First thing. The cancelation was Alaska’s fault, not Asiana’s. Alaska needed to fix it. Two, this is like a denied boarding. A denied boarding is ALWAYS compensated with a free ticket. I wanted a free ticket from Spokane to Seattle for my inconvenience. Three, I DID NOT need to purchase another ticket, I had a legal one in my record. Four, I was NOT going to involve either my travel agent or Asiana. Enough was enough. Alaska Airline had to fix this. It was Alaska Airline’s fault. END OF ARGUMENT. As she kept repeating the supervisor’s spiel, my voice was rising in frustration and anger. After 60 seconds, I finally I broke it off. My next words were spoken gently and politely and brought complete silence. “Give me the phone number of your headquarters. Time to call them.”
A quick “Please hold, I’ll talk to my supervisor, again” and I was indeed back on hold. For 10 minutes. Suddenly, the line went to a dial tone. OMG!
A person that was sitting next to me turned and looked at me in horror. I told that person, “I am angry, but I don’t think that was intentional. It happens. But I’m a tiger when something like this happens and Alaska Airlines is not going to get off that easy. I’m now on a mission and will see this to the end!” A quick call back and an explanation to a reservation agent that was never involved. She was very cooperative after looking at the (now lengthy) call record in my file and got me through to a supervisor.
“Alaska reservations, this is Xxxxx” As soon as I heard this supervisor’s voice, I knew my problems were over. I was sold by the end of the word “reservations”. Calm, cool and collected, she knew exactly what to do and who was in charge. In two minutes, she did what all the others couldn’t do in five days. Rebooked, reissued the ticket, sent me an email, and explained a few procedures that I would have to follow in Spokane due to the extraordinary circumstances that had occurred.

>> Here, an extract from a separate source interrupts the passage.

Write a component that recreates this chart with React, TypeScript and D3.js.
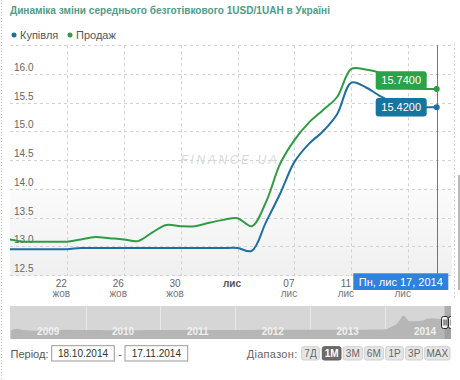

Success! Finally done. But the best came about 15 minutes later. The phone rang and I got the first reservations agent calling me back (how in the heck did she find the phone number?), telling me it was being taken care of. She apologized for being disconnected, told me it was an accident that also locked her out of her computer, and wanted me to know that she had NOT given up and and had continued to pursue a resolution in my behalf while I was off the phone in limbo. She talked again to the supervisors and they had all decided that they would (finally) fix the reservation.
What a considerate thing to do! Almost unheard of any more. Even though she didn’t have the authority, she saw it clear through to the end. Then called me to let me know.
Now THAT is customer service. I told her that the supervisor had indeed taken care of it. And thanked her profusely.
Both those last agents went the extra mile and will get a well deserved letter of thanks from me. I will also call my travel agent tomorrow and tell her how this was resolved, for her future reference. I certainly hope she never has to deal with something like this again.
As for Asiana. I will continue to fly on them, but my trust is badly shaken. By a salesperson in Seattle.